» **Your objective**: Lines that include the word "picture" are the ones to copy.

» **Given data**:
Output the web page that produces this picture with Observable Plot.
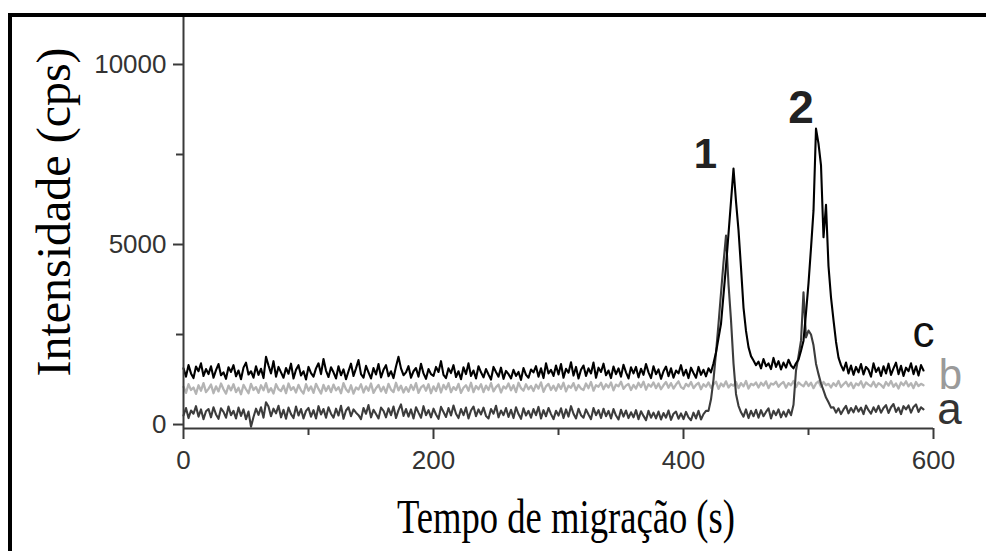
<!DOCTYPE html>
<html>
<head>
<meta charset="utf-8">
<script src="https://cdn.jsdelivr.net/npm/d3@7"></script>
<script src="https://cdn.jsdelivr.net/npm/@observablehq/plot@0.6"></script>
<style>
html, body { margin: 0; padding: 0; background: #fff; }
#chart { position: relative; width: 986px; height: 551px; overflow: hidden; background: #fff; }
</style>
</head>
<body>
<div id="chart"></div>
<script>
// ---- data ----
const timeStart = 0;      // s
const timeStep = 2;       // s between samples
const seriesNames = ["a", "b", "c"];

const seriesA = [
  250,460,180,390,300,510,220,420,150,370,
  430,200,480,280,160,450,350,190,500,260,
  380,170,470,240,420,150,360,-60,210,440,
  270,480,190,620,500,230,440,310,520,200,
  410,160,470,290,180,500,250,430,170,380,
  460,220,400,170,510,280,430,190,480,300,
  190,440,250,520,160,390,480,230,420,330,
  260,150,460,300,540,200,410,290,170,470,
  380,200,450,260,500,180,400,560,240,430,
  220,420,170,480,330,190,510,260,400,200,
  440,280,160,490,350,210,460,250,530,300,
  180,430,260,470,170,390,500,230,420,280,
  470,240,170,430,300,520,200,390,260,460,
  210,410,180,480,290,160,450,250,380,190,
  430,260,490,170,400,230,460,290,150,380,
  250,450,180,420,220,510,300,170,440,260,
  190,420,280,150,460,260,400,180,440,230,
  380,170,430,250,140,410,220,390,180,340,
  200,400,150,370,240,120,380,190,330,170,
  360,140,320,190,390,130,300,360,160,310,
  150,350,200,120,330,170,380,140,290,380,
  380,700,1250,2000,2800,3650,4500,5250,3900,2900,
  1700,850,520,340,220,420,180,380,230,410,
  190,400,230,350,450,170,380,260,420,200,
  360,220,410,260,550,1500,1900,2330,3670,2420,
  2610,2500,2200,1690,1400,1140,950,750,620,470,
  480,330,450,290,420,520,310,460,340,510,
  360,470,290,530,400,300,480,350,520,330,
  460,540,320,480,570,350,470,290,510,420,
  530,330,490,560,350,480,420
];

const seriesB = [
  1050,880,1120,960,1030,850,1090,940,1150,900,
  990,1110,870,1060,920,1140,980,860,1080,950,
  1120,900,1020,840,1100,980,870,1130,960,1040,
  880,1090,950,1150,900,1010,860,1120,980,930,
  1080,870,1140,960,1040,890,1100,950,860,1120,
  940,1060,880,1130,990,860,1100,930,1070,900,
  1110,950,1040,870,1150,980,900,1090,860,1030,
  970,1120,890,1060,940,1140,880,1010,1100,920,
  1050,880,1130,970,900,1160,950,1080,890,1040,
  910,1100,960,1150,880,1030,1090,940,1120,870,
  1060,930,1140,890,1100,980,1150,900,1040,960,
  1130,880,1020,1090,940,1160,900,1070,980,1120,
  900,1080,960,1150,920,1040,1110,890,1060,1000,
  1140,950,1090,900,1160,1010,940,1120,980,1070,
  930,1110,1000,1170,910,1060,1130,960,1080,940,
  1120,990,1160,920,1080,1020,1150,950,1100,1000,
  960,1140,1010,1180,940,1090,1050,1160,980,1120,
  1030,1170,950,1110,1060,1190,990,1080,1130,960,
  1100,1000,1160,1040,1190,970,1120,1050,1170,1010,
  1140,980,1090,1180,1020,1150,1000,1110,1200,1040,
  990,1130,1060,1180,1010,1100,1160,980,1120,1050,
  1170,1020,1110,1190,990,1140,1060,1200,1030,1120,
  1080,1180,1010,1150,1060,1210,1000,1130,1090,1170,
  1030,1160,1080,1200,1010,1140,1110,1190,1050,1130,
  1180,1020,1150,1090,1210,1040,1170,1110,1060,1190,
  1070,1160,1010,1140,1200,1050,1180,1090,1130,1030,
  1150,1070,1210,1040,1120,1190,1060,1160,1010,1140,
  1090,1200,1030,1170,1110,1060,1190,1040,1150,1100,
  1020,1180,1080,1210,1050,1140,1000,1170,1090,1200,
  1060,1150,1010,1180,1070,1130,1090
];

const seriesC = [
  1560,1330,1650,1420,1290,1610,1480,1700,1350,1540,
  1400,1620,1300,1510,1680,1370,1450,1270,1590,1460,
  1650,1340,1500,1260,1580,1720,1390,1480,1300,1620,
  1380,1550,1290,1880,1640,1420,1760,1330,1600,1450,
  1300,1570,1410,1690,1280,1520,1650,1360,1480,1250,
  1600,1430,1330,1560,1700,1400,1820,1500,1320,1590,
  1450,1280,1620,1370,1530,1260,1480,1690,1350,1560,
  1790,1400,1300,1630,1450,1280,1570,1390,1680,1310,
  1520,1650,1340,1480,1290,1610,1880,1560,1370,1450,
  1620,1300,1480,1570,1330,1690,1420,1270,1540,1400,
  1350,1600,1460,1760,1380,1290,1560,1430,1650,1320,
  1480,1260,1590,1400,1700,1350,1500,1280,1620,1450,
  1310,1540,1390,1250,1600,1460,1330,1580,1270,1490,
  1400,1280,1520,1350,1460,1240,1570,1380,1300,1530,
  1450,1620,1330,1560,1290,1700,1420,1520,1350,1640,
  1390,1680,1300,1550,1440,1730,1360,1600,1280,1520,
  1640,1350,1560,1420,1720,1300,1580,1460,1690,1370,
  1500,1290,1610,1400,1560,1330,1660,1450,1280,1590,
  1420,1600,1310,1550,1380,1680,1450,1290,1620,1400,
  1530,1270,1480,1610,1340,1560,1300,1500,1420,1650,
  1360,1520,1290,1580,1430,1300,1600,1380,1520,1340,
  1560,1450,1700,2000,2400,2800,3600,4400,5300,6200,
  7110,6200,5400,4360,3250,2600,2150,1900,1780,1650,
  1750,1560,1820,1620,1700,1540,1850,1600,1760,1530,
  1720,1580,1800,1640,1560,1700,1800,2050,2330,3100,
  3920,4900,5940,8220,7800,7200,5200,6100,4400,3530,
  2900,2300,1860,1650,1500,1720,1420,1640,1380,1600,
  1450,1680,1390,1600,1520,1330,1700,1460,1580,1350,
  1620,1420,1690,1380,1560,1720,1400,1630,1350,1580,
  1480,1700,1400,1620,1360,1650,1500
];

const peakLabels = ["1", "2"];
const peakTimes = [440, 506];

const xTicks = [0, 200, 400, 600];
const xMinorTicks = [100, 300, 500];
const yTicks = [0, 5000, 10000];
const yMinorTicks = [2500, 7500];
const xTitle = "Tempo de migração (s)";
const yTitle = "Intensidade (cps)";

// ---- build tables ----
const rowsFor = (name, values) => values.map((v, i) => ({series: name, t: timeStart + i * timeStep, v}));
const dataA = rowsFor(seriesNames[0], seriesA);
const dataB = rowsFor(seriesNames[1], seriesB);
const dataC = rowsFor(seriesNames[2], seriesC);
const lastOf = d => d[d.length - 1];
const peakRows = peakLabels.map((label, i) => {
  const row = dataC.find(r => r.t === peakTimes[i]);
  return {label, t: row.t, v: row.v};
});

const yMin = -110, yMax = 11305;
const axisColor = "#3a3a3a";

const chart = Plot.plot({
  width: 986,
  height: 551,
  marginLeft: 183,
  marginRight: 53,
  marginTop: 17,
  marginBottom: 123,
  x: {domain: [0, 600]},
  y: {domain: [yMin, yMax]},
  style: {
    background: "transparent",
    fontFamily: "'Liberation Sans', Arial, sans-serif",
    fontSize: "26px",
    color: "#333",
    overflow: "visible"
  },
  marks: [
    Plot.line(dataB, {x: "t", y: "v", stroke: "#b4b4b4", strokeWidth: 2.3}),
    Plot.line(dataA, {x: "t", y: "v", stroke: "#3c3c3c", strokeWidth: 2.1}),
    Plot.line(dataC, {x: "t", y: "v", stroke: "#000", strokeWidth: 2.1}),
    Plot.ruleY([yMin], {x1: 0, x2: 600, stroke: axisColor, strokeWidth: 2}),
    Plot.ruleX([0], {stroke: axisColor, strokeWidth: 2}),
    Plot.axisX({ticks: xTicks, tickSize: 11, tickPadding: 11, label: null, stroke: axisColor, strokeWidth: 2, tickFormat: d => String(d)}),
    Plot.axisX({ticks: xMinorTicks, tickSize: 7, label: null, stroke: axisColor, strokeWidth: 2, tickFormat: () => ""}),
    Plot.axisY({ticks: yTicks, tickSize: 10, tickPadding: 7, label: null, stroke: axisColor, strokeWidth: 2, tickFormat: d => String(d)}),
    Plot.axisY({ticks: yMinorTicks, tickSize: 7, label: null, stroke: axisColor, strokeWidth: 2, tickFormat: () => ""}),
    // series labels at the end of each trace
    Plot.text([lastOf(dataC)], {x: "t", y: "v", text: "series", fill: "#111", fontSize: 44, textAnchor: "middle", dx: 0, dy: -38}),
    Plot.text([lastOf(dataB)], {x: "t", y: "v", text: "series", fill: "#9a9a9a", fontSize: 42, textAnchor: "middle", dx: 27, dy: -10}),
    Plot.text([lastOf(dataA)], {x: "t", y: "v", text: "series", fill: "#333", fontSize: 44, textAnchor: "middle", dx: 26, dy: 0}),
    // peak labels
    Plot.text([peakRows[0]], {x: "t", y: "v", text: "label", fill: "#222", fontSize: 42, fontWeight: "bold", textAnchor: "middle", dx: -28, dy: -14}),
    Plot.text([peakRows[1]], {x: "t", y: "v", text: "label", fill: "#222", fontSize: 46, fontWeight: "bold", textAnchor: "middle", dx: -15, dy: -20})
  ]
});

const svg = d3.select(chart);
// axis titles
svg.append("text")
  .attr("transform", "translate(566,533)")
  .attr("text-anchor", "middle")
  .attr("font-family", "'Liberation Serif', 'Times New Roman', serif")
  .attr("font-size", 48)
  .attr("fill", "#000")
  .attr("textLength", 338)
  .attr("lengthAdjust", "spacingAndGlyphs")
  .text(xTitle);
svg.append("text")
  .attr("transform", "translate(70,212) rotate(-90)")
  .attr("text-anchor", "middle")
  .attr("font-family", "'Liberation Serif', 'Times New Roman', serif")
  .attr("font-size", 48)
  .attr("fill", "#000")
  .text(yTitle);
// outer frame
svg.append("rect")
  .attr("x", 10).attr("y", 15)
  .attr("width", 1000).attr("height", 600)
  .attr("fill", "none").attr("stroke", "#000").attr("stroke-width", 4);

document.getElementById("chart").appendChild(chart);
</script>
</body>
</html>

» **Finished task**:
Output the web page that produces this picture with Observable Plot.

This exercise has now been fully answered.